This week I have embraced slow travel. In fact I have stopped. The place is the étang de Chaumont, in the commune of Soligny-la-Trappe, in le Perche, Orne (61).
The étang is a pretty lake. At one end is the dam with the road to the abbey, just around the corner, to which it belongs. On the eastern side is a wood of pine, fir, birch and beech (pins, sapins, bouleaux, hêtres), lined with gorse (ajoncs) along the bank. All afternoon and in the evening, it is sprayed with sunlight, and its reflections on the lake. It must smell delightful in summer, but there is no warmth to the air. The southern side, tree-lined, is a dam that separates it from a twin lake. The western side is lined with trees, and at this time of year you can see from across the lake a field, and the forest beyond. In this sunny but cool March day, the light is crisp.

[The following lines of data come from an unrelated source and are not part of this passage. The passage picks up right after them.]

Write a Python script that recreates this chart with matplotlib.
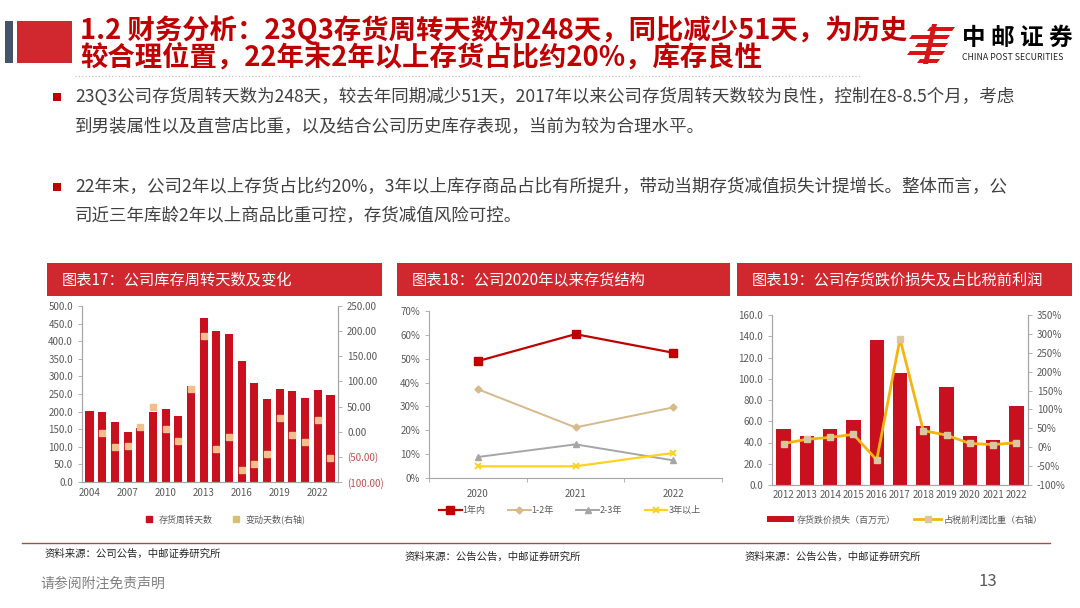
import numpy as np
import matplotlib
matplotlib.use("Agg")
import matplotlib.pyplot as plt
from matplotlib.patches import Rectangle, Polygon
from matplotlib.lines import Line2D
from matplotlib.ticker import FuncFormatter, MultipleLocator

plt.rcParams['font.family'] = ['Noto Sans CJK SC', 'DejaVu Sans']
plt.rcParams['axes.unicode_minus'] = False

W, H = 1080, 608

# chart 17: inventory turnover days and yoy change
years17 = list(range(2004, 2024))
turn_days = [202, 200, 170, 142, 152, 200, 207, 188, 274, 465,
             430, 420, 343, 282, 236, 265, 258, 238, 260, 248]
chg_days = [np.nan, -2, -30, -28, 9, 49, 5, -19, 85, 191,
            -35, -10, -77, -64, -45, 27, -7, -20, 24, -52]

# chart 18: inventory age structure
years18 = ["2020", "2021", "2022"]
age_lt1 = [0.49, 0.603, 0.525]
age_1_2 = [0.372, 0.212, 0.296]
age_2_3 = [0.088, 0.141, 0.074]
age_gt3 = [0.049, 0.049, 0.105]

# chart 19: inventory impairment and share of pre-tax profit
years19 = [str(y) for y in range(2012, 2023)]
impair = [53.0, 46.4, 52.7, 60.9, 136.2, 105.1, 55.2, 92.5, 45.8, 42.4, 74.4]
impair_pct = [0.097, 0.21, 0.26, 0.34, -0.34, 2.87, 0.44, 0.32, 0.10, 0.07, 0.12]

RED = "#C00000"
BAR_RED = "#C8101E"
HDR_RED = "#D0282E"
GREY = "#595959"
AX_GREY = "#A6A6A6"


def px_axes(x0, y0, x1, y1):
    return fig.add_axes([x0 / W, 1 - y1 / H, (x1 - x0) / W, (y1 - y0) / H])


def px_rect(x0, y0, x1, y1, color, **kw):
    fig.patches.append(Rectangle((x0 / W, 1 - y1 / H), (x1 - x0) / W, (y1 - y0) / H,
                                 transform=fig.transFigure, facecolor=color,
                                 edgecolor="none", **kw))


def px_text(x, y, s, **kw):
    fig.text(x / W, 1 - y / H, s, **kw)


def style_axes(ax, right=False):
    for sp in ["top"] + ([] if right else ["right"]):
        ax.spines[sp].set_visible(False)
    for sp in ax.spines.values():
        sp.set_color(AX_GREY)
        sp.set_linewidth(0.8)
    ax.tick_params(colors=AX_GREY, labelcolor=GREY, labelsize=7, length=3, width=0.6)


fig = plt.figure(figsize=(W / 100, H / 100), dpi=100)
fig.patch.set_facecolor("white")

# ---- header ----
px_rect(5, 21, 13, 63, "#44546A")
px_rect(17, 21, 72, 63, HDR_RED)
px_text(80, 30, "1.2 财务分析：23Q3存货周转天数为248天，同比减少51天，为历史",
        fontsize=19.7, fontweight="bold", color=RED, va="center", ha="left")
px_text(80, 58, "较合理位置，22年末2年以上存货占比约20%，库存良性",
        fontsize=19.7, fontweight="bold", color=RED, va="center", ha="left")
fig.add_artist(Line2D([75 / W, 860 / W], [1 - 76 / H, 1 - 76 / H], transform=fig.transFigure,
                      color="#BFBFBF", lw=0.8, ls=(0, (1, 2))))

# logo
logo_red = "#D7141A"
for dy, x0, x1 in [(0, 930, 955), (8, 912, 950), (16, 918, 948), (24, 910, 945), (32, 920, 940)]:
    y = 27 + dy
    pts = [(x0, y), (x1, y), (x1 - 3, y + 4), (x0 - 3, y + 4)]
    fig.patches.append(Polygon([(px / W, 1 - py / H) for px, py in pts], closed=True,
                               transform=fig.transFigure, facecolor=logo_red, edgecolor="none"))
fig.patches.append(Polygon([(p[0] / W, 1 - p[1] / H) for p in [(932, 24), (937, 24), (928, 64), (923, 64)]],
                           closed=True, transform=fig.transFigure, facecolor=logo_red, edgecolor="none"))
px_text(962, 38, "中 邮 证 券", fontsize=17, fontweight="bold", color="black", va="center", ha="left")
px_text(962, 57, "CHINA POST SECURITIES", fontsize=6.3, color="#222222", va="center", ha="left")

# ---- bullet text ----
body_kw = dict(fontsize=12.6, color="#404040", va="center", ha="left")
px_rect(53, 93, 61, 101, RED)
px_text(75, 97, "23Q3公司存货周转天数为248天，较去年同期减少51天，2017年以来公司存货周转天数较为良性，控制在8-8.5个月，考虑", **body_kw)
px_text(75, 127, "到男装属性以及直营店比重，以及结合公司历史库存表现，当前为较为合理水平。", **body_kw)
px_rect(53, 183, 61, 191, RED)
px_text(75, 187, "22年末，公司2年以上存货占比约20%，3年以上库存商品占比有所提升，带动当期存货减值损失计提增长。整体而言，公", **body_kw)
px_text(75, 216, "司近三年库龄2年以上商品比重可控，存货减值风险可控。", **body_kw)

# ---- chart title bars ----
for (x0, x1, label) in [(47, 382, "图表17：公司库存周转天数及变化"),
                        (397, 730, "图表18：公司2020年以来存货结构"),
                        (737, 1072, "图表19：公司存货跌价损失及占比税前利润")]:
    px_rect(x0, 263, x1, 296, HDR_RED)
    px_text(x0 + 15, 280, label, fontsize=11, color="white", va="center", ha="left")

# ---- chart 17 ----
ax1 = px_axes(82, 306, 338, 482)
x1 = np.arange(len(years17))
ax1.bar(x1, turn_days, width=0.65, color=BAR_RED, zorder=2)
ax1.set_ylim(0, 500)
ax1.set_xlim(-0.6, len(years17) - 0.4)
ax1.yaxis.set_major_locator(MultipleLocator(50))
ax1.yaxis.set_major_formatter(FuncFormatter(lambda v, p: f"{v:.1f}"))
ax1.set_xticks(x1[::3])
ax1.set_xticklabels([str(y) for y in years17[::3]])
style_axes(ax1, right=True)
ax1.tick_params(axis="x", length=0, pad=4)
ax1b = ax1.twinx()
ax1b.plot(x1, chg_days, ls="none", marker="s", ms=4.2, color="#F2BE8C", zorder=3)
ax1b.set_ylim(-100, 250)
ax1b.yaxis.set_major_locator(MultipleLocator(50))
ax1b.yaxis.set_major_formatter(FuncFormatter(lambda v, p: f"({abs(v):.2f})" if v < 0 else f"{v:.2f}"))
style_axes(ax1b, right=True)
for t, v in zip(ax1b.get_yticklabels(), ax1b.get_yticks()):
    if v < 0:
        t.set_color("#C0504D")
ax1.legend(handles=[Line2D([], [], ls="none", marker="s", ms=4, color=BAR_RED, label="存货周转天数"),
                    Line2D([], [], ls="none", marker="s", ms=4, color="#D8C070", label="变动天数(右轴)")],
           loc="upper center", bbox_to_anchor=(0.55, -0.14), ncol=2, frameon=False,
           fontsize=6.5, handletextpad=0.1, columnspacing=1.5, labelcolor=GREY)

# ---- chart 18 ----
ax2 = px_axes(429, 311, 722, 478)
x2 = np.arange(len(years18)) + 0.5
ax2.plot(x2, age_lt1, color=RED, lw=1.6, marker="s", ms=6, label="1年内")
ax2.plot(x2, age_1_2, color="#D6B98C", lw=1.4, marker="D", ms=3.5, label="1-2年")
ax2.plot(x2, age_2_3, color=AX_GREY, lw=1.4, marker="^", ms=5, label="2-3年")
ax2.plot(x2, age_gt3, color="#FFD21F", lw=1.6, marker="x", ms=5, mew=1.4, label="3年以上")
ax2.set_xlim(0, 3)
ax2.set_ylim(0, 0.7)
ax2.yaxis.set_major_locator(MultipleLocator(0.1))
ax2.yaxis.set_major_formatter(FuncFormatter(lambda v, p: f"{v * 100:.0f}%"))
ax2.set_xticks(x2)
ax2.set_xticklabels(years18)
ax2.set_xticks([0, 1, 2, 3], minor=True)
style_axes(ax2)
ax2.tick_params(axis="x", which="major", length=0, pad=8)
ax2.tick_params(axis="x", which="minor", length=3, color=AX_GREY)
ax2.legend(loc="upper center", bbox_to_anchor=(0.48, -0.12), ncol=4, frameon=False,
           fontsize=6.5, handlelength=2.5, handletextpad=0.1, columnspacing=2.5, labelcolor=GREY)

# ---- chart 19 ----
ax3 = px_axes(772, 315, 1028, 485)
x3 = np.arange(len(years19))
ax3.bar(x3, impair, width=0.62, color=BAR_RED, zorder=2, label="存货跌价损失（百万元）")
ax3.set_ylim(0, 160)
ax3.set_xlim(-0.5, len(years19) - 0.5)
ax3.yaxis.set_major_locator(MultipleLocator(20))
ax3.yaxis.set_major_formatter(FuncFormatter(lambda v, p: f"{v:.1f}"))
ax3.set_xticks(x3)
ax3.set_xticklabels(years19)
style_axes(ax3, right=True)
ax3.tick_params(axis="x", length=0, labelsize=7)
ax3b = ax3.twinx()
ax3b.plot(x3, impair_pct, color="#F5B511", lw=2, marker="s", ms=4,
          mfc="#D9C7A4", mec="#D9C7A4", zorder=3, label="占税前利润比重（右轴）")
ax3b.set_ylim(-1.0, 3.5)
ax3b.yaxis.set_major_locator(MultipleLocator(0.5))
ax3b.yaxis.set_major_formatter(FuncFormatter(lambda v, p: f"{v * 100:.0f}%"))
style_axes(ax3b, right=True)
h1, l1 = ax3.get_legend_handles_labels()
h2, l2 = ax3b.get_legend_handles_labels()
ax3.legend(h1 + h2, l1 + l2, loc="upper center", bbox_to_anchor=(0.52, -0.13), ncol=2,
           frameon=False, fontsize=6.5, handlelength=3, handletextpad=0.3, columnspacing=2,
           labelcolor=GREY)

# ---- footer ----
fig.add_artist(Line2D([22 / W, 1050 / W], [1 - 543 / H, 1 - 543 / H], transform=fig.transFigure,
                      color="#A0504A", lw=1))
src_kw = dict(fontsize=7.5, color="#262626", va="center", ha="left")
px_text(45, 554, "资料来源：公司公告，中邮证券研究所", **src_kw)
px_text(405, 557, "资料来源：公告公告，中邮证券研究所", **src_kw)
px_text(745, 557, "资料来源：公告公告，中邮证券研究所", **src_kw)
px_text(40, 584, "请参阅附注免责声明", fontsize=10, color="#7F7F7F", va="center", ha="left")
px_text(988, 582, "13", fontsize=12, color="#595959", va="center", ha="center")

fig.savefig("out.png", dpi=100)
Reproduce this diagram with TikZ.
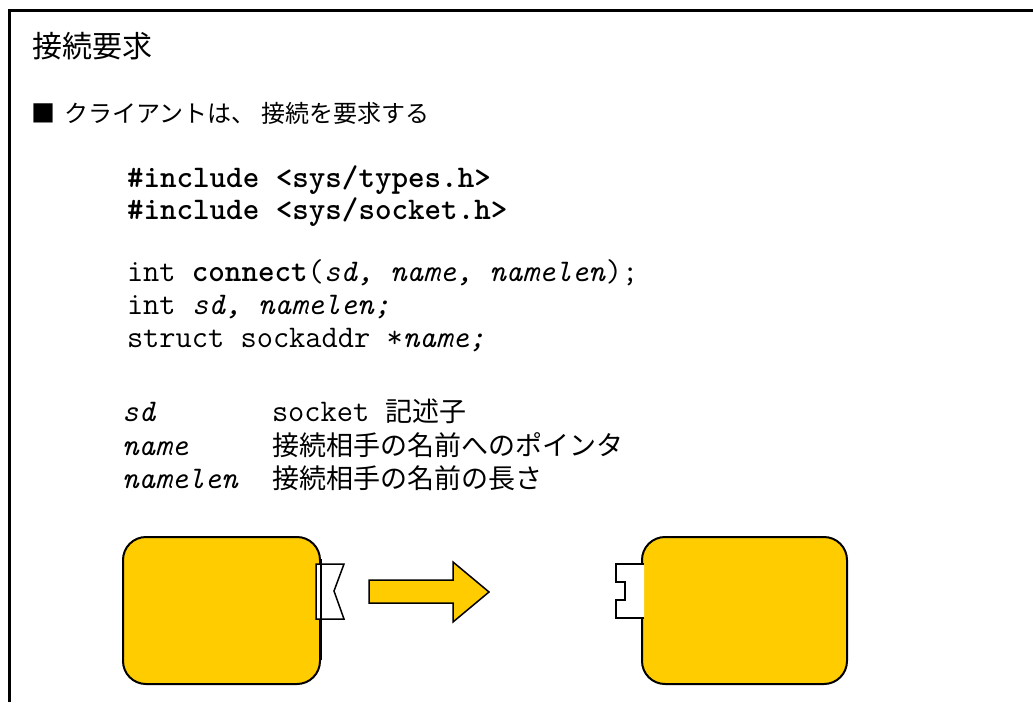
\documentclass[tikz,border=0pt]{standalone}
\usepackage{fontspec}
\newfontfamily\jp{Noto Sans CJK JP}
\definecolor{sockyellow}{HTML}{FFCC00}

\begin{document}
\begin{tikzpicture}[x=1pt,y=-1pt,
  txt/.style={anchor=base west, inner sep=0pt, outer sep=0pt},
  title/.style={txt, font=\jp\fontsize{30}{30}\selectfont},
  bullet/.style={txt, font=\jp\fontsize{24}{24}\selectfont},
  code/.style={txt, font=\fontsize{31.5}{34}\ttfamily},
  jpdesc/.style={txt, font=\jp\fontsize{27}{27}\selectfont},
  host/.style={draw=black, line width=2pt, fill=sockyellow, rounded corners=23pt,
    minimum height=147pt, inner sep=0pt},
  plug/.style={draw=black, line width=1.5pt, fill=white},
  blockarrow/.style={draw=black, line width=1.5pt, fill=sockyellow, line join=miter},
]
\useasboundingbox (0,0) rectangle (1033,702);

% frame
\draw[line width=3pt] (9,702) -- (9,10) -- (1040,10);

% heading and bullet
\node[title] (head) at (32,57) {接続要求};
\node[bullet] (point) at (31,122) {■\hspace{9pt}クライアントは、\hspace{6pt}接続を要求する};

% synopsis
\node[code] (inc1) at (127,187) {\bfseries \#include <sys/types.h>};
\node[code] (inc2) at (127,219) {\bfseries \#include <sys/socket.h>};
\node[code] (proto) at (127,281) {int \textbf{connect}(\textit{sd, name, namelen});};
\node[code] (decl1) at (127,314) {int \textit{sd, namelen;}};
\node[code] (decl2) at (127,347) {struct sockaddr *\textit{name;}};

% parameters
\node[code] (psd) at (122,421) {\textit{sd}};
\node[code] (pname) at (122,455) {\textit{name}};
\node[code] (plen) at (122,488) {\textit{namelen}};
\node[code] (dsd) at (272,421) {socket {\jp\fontsize{27}{27}\selectfont 記述子}};
\node[jpdesc] (dname) at (272,455) {接続相手の名前へのポインタ};
\node[jpdesc] (dlen) at (272,488) {接続相手の名前の長さ};

% client host with its socket
\node[host, minimum width=197pt] (client) at (221.5,610.5) {};
\draw[plug] (316,564) -- (344,564) -- (334,591) -- (344,619) -- (316,619) -- cycle;
\draw[line width=2pt] (client.north east) ++(0,23) -- ++(0,101);

% request arrow
\draw[blockarrow] (369,580) -- (453,580) -- (453,562) -- (489,592) -- (453,622)
  -- (453,603) -- (369,603) -- cycle;

% server host with its socket
\node[host, minimum width=205pt] (server) at (744.5,610.5) {};
\draw[plug] (644,564) -- (616,564) -- (616,582) -- (625,582) -- (625,600)
  -- (616,600) -- (616,618) -- (644,618);
\end{tikzpicture}
\end{document}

On the lake, grebes and ducks (grèbes huppés et canards colverts) are feeling spring coming. You can hear the traffic from the route départementale D930 just above, and the rumbling of planes. In the evening, song-thrushes (grives musiciennes), black birds (merles) and robins (rouge-gorges). And geese from time to time (bernaches). Several times a day and no matter the time of year, ring the bells of the abbey.
There are signs saying “Etang privé, Baignade interdite, Chiens tenus en laisse” (Private lake, bathing forbidden, dogs held on a lead). Baignade is a word for which I can’t find an exact English equivalent. It is not quite “swimming”, too sporty, nor “bathing”, too hygienic, nor a “dip”, too quick. Maybe baignades are part of French joie de vivre. Where they are not forbidden, of course.
There is a path all around the lake, and picnic tables. At first you think you go to them, as the gate is closed and under lock. But it is only to prevent access to motor vehicles; walkers can go around and find two convenient passings over the down-trodden fence. We call these diverticules, not quite détours, just informal tracks going around an obstacle, a trunk or a fence. This is technically trespassing, but nobody minds. Anything that isn’t explicitly forbidden is allowed, in France. And even sometimes, when it is forbidden but harmless, it is accepted.
Walkers are not an issue. Angling, however, is strictly controlled. On the panneau d’informations, a sign in red shouts that fishing carp and sturgeon from the road is forbidden: La pêche à la carpe et à l’esturgeon sont interdits le long de la route. If you want to fish, you need a card: Tout pêcheur doit être muni de sa carte valable pour trois lignes – a card allows three lines. The whole règlement (seven articles), as well as the arrêté municipal (five articles; a decision by the mayor, who makes local law, validated by the préfecture) are pinned up too. The lake is regularly re-stocked with trouts. The lake preserves its raison d’être: the mediaeval monks dug it in order to have a ready supply of fish for Fridays.
There is a little bit of littering, mainly along the road. People come here on their lunch breaks or after work, for a peaceful break. About half don’t get out of their cars. Others come to walk their dog around the lake; it is clearly a place the locals enjoy. The dogs I have seen were not on leads, by the way. As long as they are well-behaved, who cares about that silly sign? A man I speak to comes here to take refuge from radiations; he spent the first lockdown (confinement) living in his camper-van in the woods. He tells me the only man he saw during that period was the forester, delighted he had the forest to himself!
Choosing to live away from cities, mediaeval monks have shaped the landscape around here. They would clear forests, dig lakes, convert new lands to farming. Different orders would compete for influence, the ownership of land and wealth, as well as for souls. A vale which used to be called Val-du-Diable (Vale of the Devil) is now Valdieu (Vale of God); that’s quite a transformation !
The abbey around the corner from étang de Chaumont, Notre-Dame-de-la-Trappe, is the original Trappist abbey. This is where in the seventeenth century, the abbot Rancé forged stricter rules for monks to live by.
The shop sells religious and spiritual books, candles, but also beauty and health products and local produce. Cider and apple juice, fruit pastes and jams, as well as jars of charcuteries: rillettes, pâtés, stews, tripes. Outside, there is a spring where you can fill your bottles. No, actually, you can’t. It still freezes at night, so the pipe must have been shut.
Around here, the rolling hills of Perche are a pleasant mix of woods (Forêt du Perche, de Longny, de Réno-Valdieu, de Bellême, de Saussay, bois de Chérencey, de Voré) and of pastures, orchards and fields. The landscape is imbued with religiosity, with the white body of Christ on wooden crosses at crossroads, and abbeys, chapels, churches dotted around. The traditional houses are cream, with bricks lining prettily the doors and windows.
In many ways this place is not special, but it could be nowhere else but France. Deep France.